The nebula was discovered on 5 September 1784 by William Herschel. He described the western end of the nebula as "Extended; passes thro' 52 Cygni... near 2 degree in length", and described the eastern end as "Branching nebulosity ... The following part divides into several streams uniting again towards the south."

When finely resolved, some parts of the nebula appear to be rope-like filaments. The standard explanation is that the shock waves are so thin, less than one part in 50,000 of the radius, that the shell is visible only when viewed exactly edge-on, giving the shell the appearance of a filament. At the estimated distance of 2400 light-years, the nebula has a radius of 65 light-years (a diameter of 130 light-years). The thickness of each filament is 1/50,000th of the radius, or about 4 billion miles, roughly the distance from Earth to Pluto.
Undulations in the surface of the shell lead to multiple filamentary images, which appear to be intertwined.

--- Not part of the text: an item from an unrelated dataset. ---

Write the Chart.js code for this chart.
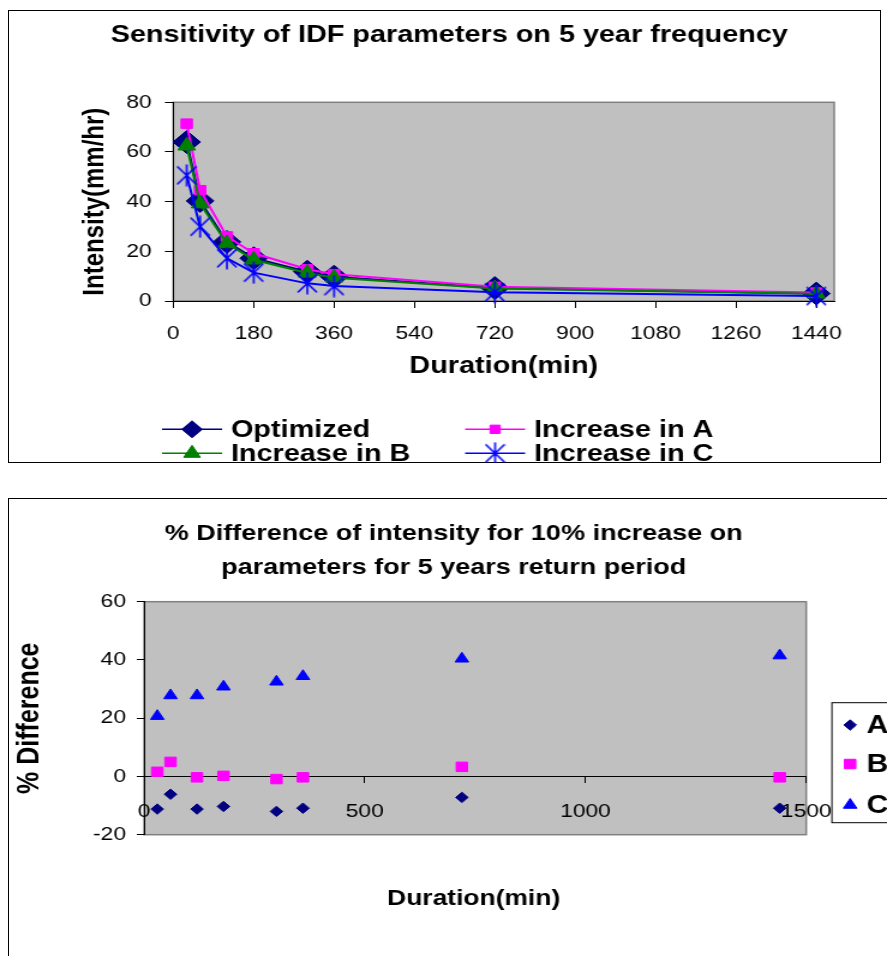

Even though the nebula has a relatively bright integrated magnitude of 7, it is spread over so large an area that the surface brightness is quite low, so the nebula is notorious among astronomers as being difficult to see. However, an observer can see the nebula clearly in a telescope using an O-III astronomical filter (isolating the wavelength of light from doubly ionized oxygen), as almost all light from this nebula is emitted at this wavelength. An 8 in telescope equipped with an O-III filter shows the delicate lacework apparent in photographs. Smaller telescopes with an O-III filter can show the nebula as well, and some argue that it can be seen without any optical aid except an O-III filter held up to the eye.

The brighter segments of the nebula have the New General Catalogue designations NGC 6960, 6974, 6979, 6992, and 6995. The easiest segment to find is 6960, which runs behind 52 Cygni, a star that can be seen with the naked eye. NGC 6992 and 6995 are objects on the eastern side of the loop which are also relatively easy to see. NGC 6974 and NGC 6979 are visible as knots in an area of nebulosity along the northern rim. Pickering's Triangle is much fainter and has no NGC number (though 6979 is occasionally used to refer to it). It was discovered photographically in 1904 by Williamina Fleming (after the New General Catalogue was published), but credit went to Edward Charles Pickering, the director of her observatory, as was the custom of the day.

The Veil Nebula is expanding at a velocity of about 1.5 million kilometers per hour. Using images taken by the Hubble Space Telescope between 1997 and 2015, the expansion of the Veil Nebula has been directly observed.